Video intervista a Marco Giordani, professore a contratto presso il Dipartimento di Ingegneria dell’informazione dell’Università di Padova e membro del Gruppo di ricerca SIGNET dello stesso Ateneo.


6G e comunicazione mobile sono già al centro di studi e ricerche volti a gettare le basi di quella che sarà la sesta generazione di reti wireless, pronta – secondo le stime degli esperti – per il 2030.

E intanto di rincorrono notizie e anticipazioni, che annunciano – tra le molteplici novità – una connettività allargata, ancora più veloce e affidabile, degna di una società nel vivo della sua trasformazione digitale.

Per poter supportare le nuove esigenze di connessione, si deve innanzitutto prevedere uno sviluppo tecnologico che superi il 5G, in primis sul piano della velocità di connessione, elevando la frequenza in cui operano attualmente i dispositivi.

In tema di 6G e comunicazione mobile, rincorrere frequenze sempre più alte non è, però, privo di conseguenze, in quanto implica la diminuzione del raggio di copertura di ogni cella radio che, lo ricordiamo, all’interno di una rete ditelefonia mobile, rappresenta l’elemento unitario.

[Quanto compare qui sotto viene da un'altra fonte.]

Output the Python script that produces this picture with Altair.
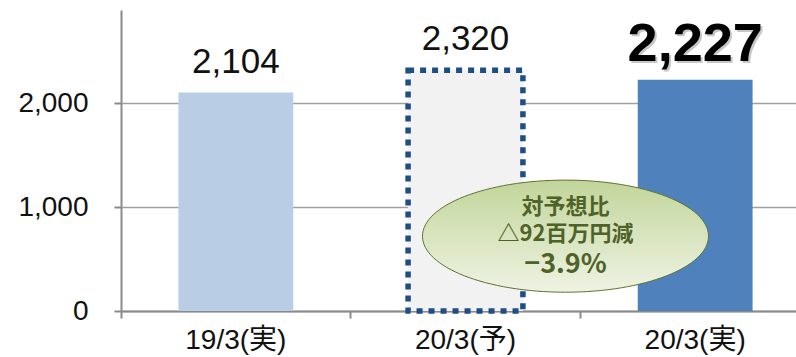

In particolare, la diminuzione del raggio di copertura di ogni cella significa dover prevedere la presenza di molteplici celle per densità di area, fattore – questo – che, a sua volta, va a incidere negativamente sul trasferimento da una cella all’altra.

Da qui, l’idea di caratterizzare i dispositivi 6G con tecnologie di multi-connettività, in grado di estendere gli attuali confini delle celle, consentendo agli utenti di connettersi alla “rete” – anziché a una singola cella – attraverso più tecnologie.

Ma, quando si parla di 6G e comunicazione mobile del futuro, si fa riferimento anche alle tecniche che fanno capo all’ambito di studi sull’intelligenza artificiale che, con la nuova rete wireless, avranno un ruolo ancora più nodale, andando oltre i compiti di classificazione dei dati e di previsione.

In particolare, saranno le tecniche di machine learning ad essere maggiormente impiegate. Ma non tanto quelle tradizionali, quanto quelle che attengono a una nuova branca dell’apprendimento automatico, nota come apprendimento federato, che permette di addestrare un algoritmo attraverso l’utilizzo di dispositivi decentralizzati (o server), che mantengono i dati senza la necessità di scambiarli.